Путешествие долгое, но спокойное. Всего один раз при подходе к ущелью жандармы посоветовали вернуться назад, чтобы не попасть в руки курдских мародеров. Вечером 2 сентября Кемаль прибыл в окрестности Сиваса. Его въезд в город был триумфальным. Как того требует турецкое гостеприимство, жители города выехали навстречу на машинах и даже пришли пешком. Кемаль в сером костюме охотника, придававшем ему вид австрийского аристократа, приветствовал толпу.
Сивас, древняя столица Малой Армении, производил унылое впечатление. «Какое опустошение!» — писал французский дипломат Жорж Пико, отмечавший, что «в окрестностях города, в долинах можно еще было обнаружить поля с костями армян», жертв массовой резни 1915 года. Конгресс проводили в здании школы, украсив его знаменами и коврами местного производства.
Конгресс Общества прав Анатолии и Румелии начался 4 сентября и завершился через неделю. Эти семь дней стали решающими для турецких националистов и лично для Кемаля, одержавшего блестящую победу по целому ряду позиций.
Во-первых, его собственные амбиции были узаконены — он стал президентом конгресса. Исмаил Фазыл-паша, отец Али Фуада, прибывший из Стамбула, предложил, чтобы делегаты по очереди избирались президентами конгресса: он опасался персональных амбиций, а горькие воспоминания об энверизме всё еще были свежи в памяти. Но Кемаль не хотел уступать ни крупицы власти, остался равнодушным к авторитету, которым пользовался Фазыл-паша, и, поднявшись на трибуну, потребовал, чтобы президент конгресса был избран тайным голосованием. Ему удалось убедить аудиторию и стать президентом — только три голоса были против. Сивасский конгресс поистине был его конгрессом.
Когда Кемаль, в гражданском костюме, поднялся на трибуну, чтобы произнести речь по случаю открытия конгресса, в зале было не больше тридцати делегатов, и даже когда прибыли опоздавшие, делегатов насчитывалось от двадцати девяти до тридцати восьми, согласно разным источникам. Конгресс, который претендовал быть национальным (приглашения были разосланы повсюду), на самом деле не представлял всю страну. Фракия, Конья, Адана, южное побережье, а также север Западной Анатолии практически не были представлены делегатами: большие расстояния и оккупационные войска охладили пыл многих делегатов. Некоторые считали, что конгресс нельзя назвать успешным: он был недостаточно представительным; упрекали Кемаля в мании величия и преследовании личных интересов; разве треть делегатов не были друзьями или соратниками Кемаля?.. Но Кемаль не сдавался: конгресс в Сивасе, заявил он в речи на открытии, представляет всю турецкую нацию.

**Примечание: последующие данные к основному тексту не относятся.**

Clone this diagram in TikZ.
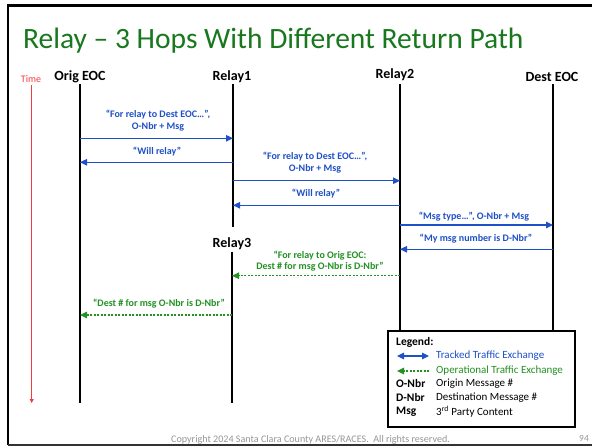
\documentclass[tikz,border=0pt]{standalone}
\usepackage{fontspec}
\setmainfont{Carlito}
\usetikzlibrary{arrows.meta}
\definecolor{ttlgreen}{RGB}{25,120,30}
\definecolor{msgblue}{RGB}{30,80,200}
\definecolor{msggreen}{RGB}{35,145,35}
\definecolor{timered}{RGB}{245,60,60}
\definecolor{footgray}{RGB}{150,150,150}
\begin{document}
\begin{tikzpicture}[x=1pt,y=-1pt,
  lifeline/.style={line width=2pt,black},
  actor/.style={font=\fontsize{14}{16}\selectfont\bfseries,inner sep=0pt},
  tracked/.style={msgblue,line width=1.1pt,-{Triangle[length=7pt,width=6.5pt]}},
  trackedboth/.style={msgblue,line width=1.1pt,{Triangle[length=7pt,width=6.5pt]}-{Triangle[length=7pt,width=6.5pt]}},
  oper/.style={msggreen,line width=1.1pt,dash pattern=on 2pt off 1.5pt,-{Triangle[length=7pt,width=6.5pt]}},
  bluelbl/.style={msgblue,font=\fontsize{10}{11.5}\selectfont\bfseries,align=center,inner sep=0pt},
  greenlbl/.style={msggreen,font=\fontsize{10}{11.5}\selectfont\bfseries,align=center,inner sep=0pt},
  legtxt/.style={font=\fontsize{11}{13}\selectfont,inner sep=0pt,anchor=west},
  legkey/.style={font=\fontsize{11.5}{13}\selectfont\bfseries,inner sep=0pt,anchor=west}
]
\useasboundingbox (0,0) rectangle (592,447);
\fill[white] (0,0) rectangle (592,447);
% slide frame
\draw[line width=2.5pt,black] (600,5.5) -- (8,5.5) -- (8,445);
\draw[line width=1.5pt,black!80] (8,445) -- (600,445);
% title
\node[ttlgreen,font=\fontsize{29.5}{34}\selectfont,inner sep=0pt,anchor=base west] (title) at (23,48) {Relay – 3 Hops With Different Return Path};
% time axis
\node[timered,font=\fontsize{10}{12}\selectfont,inner sep=0pt] (time) at (31,79) {Time};
\coordinate (T) at (31.7,85);
\coordinate (Tend) at (31.7,403);
\draw[timered,line width=0.8pt,-{Triangle[length=4pt,width=4pt]}] (T) -- (Tend);
% actors
\node[actor] (origL) at (80,77) {Orig EOC};
\node[actor] (r1L) at (232,77) {Relay1};
\node[actor] (r2L) at (395,75) {Relay2};
\node[actor] (destL) at (552,77) {Dest EOC};
\node[actor] (r3L) at (232,244) {Relay3};
% lifeline coordinates
\coordinate (O) at (80,84);
\coordinate (R1) at (233,84);
\coordinate (R2) at (400,84);
\coordinate (D) at (553,84);
\coordinate (R3) at (232,252);
\coordinate (bot) at (0,403);
\coordinate (r1bot) at (0,227);
\coordinate (legtop) at (0,330);
\draw[lifeline] (O) -- (O |- bot);
\draw[lifeline] (R1) -- (R1 |- r1bot);
\draw[lifeline] (R2) -- (R2 |- legtop);
\draw[lifeline] (D) -- (D |- legtop);
\draw[lifeline] (R3) -- (R3 |- bot);
% message levels
\coordinate (m1) at (0,138.3);
\coordinate (m2) at (0,162.3);
\coordinate (m3) at (0,180.7);
\coordinate (m4) at (0,205.3);
\coordinate (m5) at (0,225);
\coordinate (m6) at (0,249.3);
\coordinate (m7) at (0,275.7);
\coordinate (m8) at (0,315);
% messages
\draw[tracked] (O |- m1) -- (R1 |- m1);
\node[bluelbl] (l1) at (158,120.5) {“For relay to Dest EOC…”,\\O-Nbr + Msg};
\draw[tracked] (R1 |- m2) -- (O |- m2);
\node[bluelbl] (l2) at (157,151.7) {“Will relay”};
\draw[tracked] (R1 |- m3) -- (R2 |- m3);
\node[bluelbl] (l3) at (315,162.5) {“For relay to Dest EOC…”,\\O-Nbr + Msg};
\draw[tracked] (R2 |- m4) -- (R1 |- m4);
\node[bluelbl] (l4) at (316,194) {“Will relay”};
\draw[tracked] (R2 |- m5) -- (D |- m5);
\node[bluelbl] (l5) at (474,216.7) {“Msg type…”, O-Nbr + Msg};
\draw[tracked] (D |- m6) -- (R2 |- m6);
\node[bluelbl] (l6) at (476,238.3) {“My msg number is D-Nbr”};
\draw[oper] (R2 |- m7) -- (R3 |- m7);
\node[greenlbl] (l7) at (320,261.3) {“For relay to Orig EOC:\\Dest \# for msg O-Nbr is D-Nbr”};
\draw[oper] (R3 |- m8) -- (O |- m8);
\node[greenlbl] (l8) at (159,304) {“Dest \# for msg O-Nbr is D-Nbr”};
% legend
\node[draw,line width=1.5pt,fill=white,minimum width=187,minimum height=96,inner sep=0pt,anchor=north west] (legend) at (387,330) {};
\node[legkey] (legT) at (396,342) {Legend:};
\coordinate (k1a) at (397,356);
\coordinate (k1b) at (429,356);
\draw[trackedboth] (k1a) -- (k1b);
\node[legtxt,msgblue] (legTr) at (436,356) {Tracked Traffic Exchange};
\coordinate (k2a) at (429,371);
\coordinate (k2b) at (397,371);
\draw[oper] (k2a) -- (k2b);
\node[legtxt,msggreen] (legOp) at (436,371) {Operational Traffic Exchange};
\node[legkey] (kO) at (396,384) {O-Nbr};
\node[legtxt] (vO) at (436,384) {Origin Message \#};
\node[legkey] (kD) at (396,398) {D-Nbr};
\node[legtxt] (vD) at (436,398) {Destination Message \#};
\node[legkey] (kM) at (396,412) {Msg};
\node[legtxt] (vM) at (436,412) {3\textsuperscript{rd} Party Content};
% footer
\node[footgray,font=\fontsize{10.1}{12}\selectfont,inner sep=0pt,anchor=west] (foot) at (171,440) {Copyright 2024 Santa Clara County ARES/RACES.\ \ All rights reserved.};
\node[footgray,font=\fontsize{9.4}{11}\selectfont,inner sep=0pt] (pg) at (584,438) {94};
\end{tikzpicture}
\end{document}
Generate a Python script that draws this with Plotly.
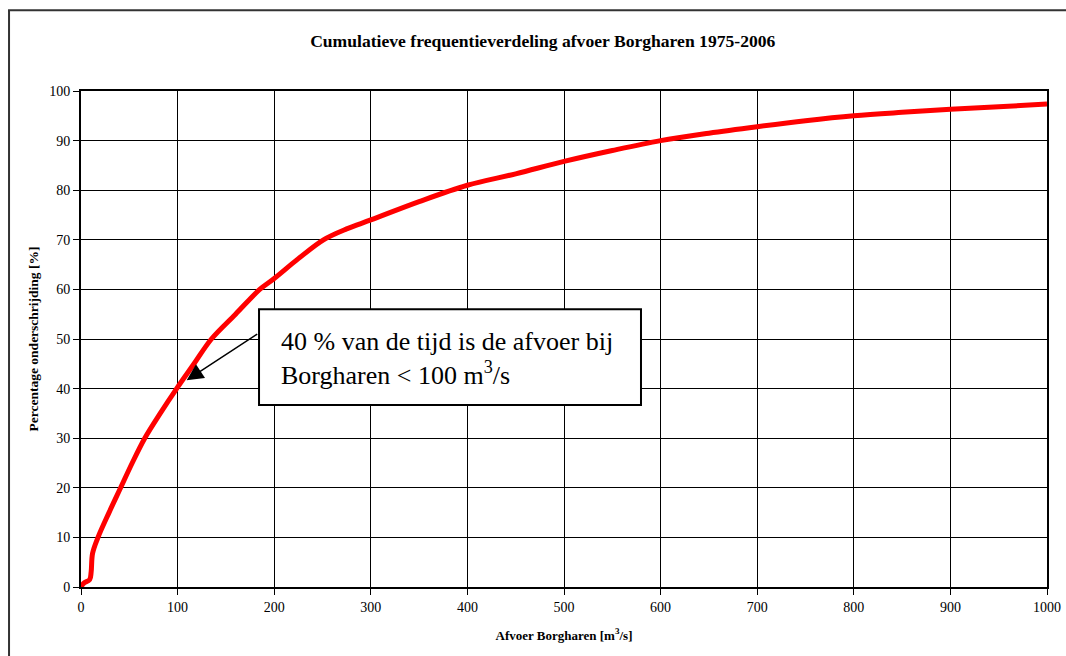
import plotly.graph_objects as go

# cumulative frequency
afvoer = [0, 3, 9, 10.5, 12, 17.6, 29, 41, 53, 66, 82, 99, 117, 135, 160,
          185, 200, 225, 251, 275, 300, 350, 400, 450, 500, 550, 600, 650,
          700, 750, 800, 850, 900, 950, 1000]
percentage = [0, 0.8, 1.5, 3, 6.8, 10, 15, 20, 25, 30, 35, 40, 45, 50, 55,
              60, 62.2, 66.2, 70, 72.2, 74, 77.7, 81, 83.3, 85.8, 88, 90,
              91.5, 92.8, 94, 95, 95.7, 96.3, 96.8, 97.4]

x_ticks = list(range(0, 1001, 100))
y_ticks = list(range(0, 101, 10))

callout_lines = ["40 % van de tijd is de afvoer bij",
                 "Borgharen &lt; 100 m<sup>3</sup>/s"]

FONT = "Liberation Serif"

fig = go.Figure()
fig.add_trace(go.Scatter(
    x=afvoer, y=percentage, mode="lines",
    line=dict(color="#ff0000", width=5, shape="spline", smoothing=1.0),
    hoverinfo="x+y", showlegend=False
))

# callout: white box, two text lines and arrow
fig.add_shape(type="rect", xref="x", yref="y",
              x0=184.3, x1=579.7, y0=36.7, y1=56.0,
              fillcolor="white", line=dict(color="black", width=2), layer="above")
for line_text, ypos in zip(callout_lines, [49.4, 43.1]):
    fig.add_annotation(
        x=205, y=ypos, xref="x", yref="y", showarrow=False, text=line_text,
        font=dict(family=FONT, size=26, color="black"),
        align="left", xanchor="left", yanchor="middle",
    )
fig.add_annotation(
    x=109.4, y=41.7, xref="x", yref="y",
    ax=184, ay=51.2, axref="x", ayref="y",
    text="", showarrow=True, arrowhead=2, arrowsize=2.2, arrowwidth=1.5,
    arrowcolor="black", standoff=0, startstandoff=0,
)

# outer chart frame (only left and top edges are visible)
fig.add_shape(type="path", xref="paper", yref="paper",
              path="M -0.0745,-0.4 L -0.0745,1.163 L 1.2,1.163",
              line=dict(color="#333333", width=2), layer="below")

fig.update_layout(
    width=1066, height=656,
    margin=dict(l=81, r=19, t=91, b=69),
    paper_bgcolor="white", plot_bgcolor="white",
    font=dict(family=FONT, size=14, color="black"),
    title=dict(text="<b>Cumulatieve frequentieverdeling afvoer Borgharen 1975-2006</b>",
               xref="paper", x=0.478, xanchor="center", y=0.9375, yanchor="middle",
               font=dict(family=FONT, size=17.6)),
)
fig.update_xaxes(
    range=[0, 1000], tickvals=x_ticks, ticks="outside", ticklen=6,
    tickcolor="black", showgrid=True, gridcolor="black", gridwidth=1,
    showline=True, linecolor="black", linewidth=2, mirror=True,
    zeroline=False, tickfont=dict(size=14), automargin=False,
    ticklabeloverflow="allow",
    title=dict(text="<b>Afvoer Borgharen [m<sup>3</sup>/s]</b>", font=dict(size=13), standoff=17),
)
fig.update_yaxes(
    range=[0, 100], tickvals=y_ticks, ticks="outside", ticklen=6,
    tickcolor="black", showgrid=True, gridcolor="black", gridwidth=1,
    showline=True, linecolor="black", linewidth=2, mirror=True,
    zeroline=False, tickfont=dict(size=14), automargin=False,
    title=dict(text="<b>Percentage onderschrijding [%]</b>", font=dict(size=13.5), standoff=7),
)

# drop the default body margin so the figure fills the window exactly
fig.write_html("out.html", config={"displayModeBar": False},
               post_script="document.body.style.margin = '0';")
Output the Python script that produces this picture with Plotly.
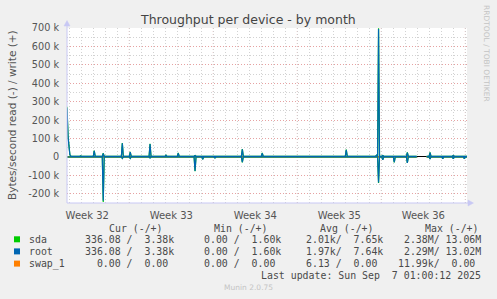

Конгресс взял за основу решения Эрзурумского конгресса, заменяя, когда было необходимо, выражение «восточные провинции» «Анатолией и Румелией». Дата 7 сентября 1919 года, когда были приняты эти решения, стала исторической. Впервые турецкая политическая организация отождествляет себя территориально с Анатолией и Румелией, с регионами, где турки составляли большинство населения. Хотя они всё еще говорили об османской нации, Кемаля и его сторонников интересовали Измир, Киликия и Восточная Анатолия, а не другие, нетурецкие, территории империи. Речь шла только о Турции.
Наиболее сложным было обсуждение вопроса об американском мандате на империю, которое заняло три из семи дней работы конгресса. Принцип мандата родился на мирной конференции в Париже. Речь шла о том, чтобы отдать под экономическую и административную опеку определенные регионы, чтобы подготовить их к независимости. Турецкие сторонники мандата считали, что подобное решение позволит избежать колонизации империи англичанами или французами. От Стамбула на конгресс в Сивасе прибыли два или три делегата, но еще с начала лета в столице активно обсуждалась идея мандата. Первым о ней сообщил Бекир Сами; высокий, убеленный сединой, бывший мэр находился в Стамбуле до конца июля. Прибыв в Амасью, он отправил телеграмму Кемалю, сообщив о том, что встречался с американским представителем и считает мандат удачным для Турции вариантом. Более осторожный Кемаль потребовал уточнения; после многократного обмена телеграммами между Амасьей и Эрзурумом Сами признал, что американский дипломат не брал на себя никаких обязательств.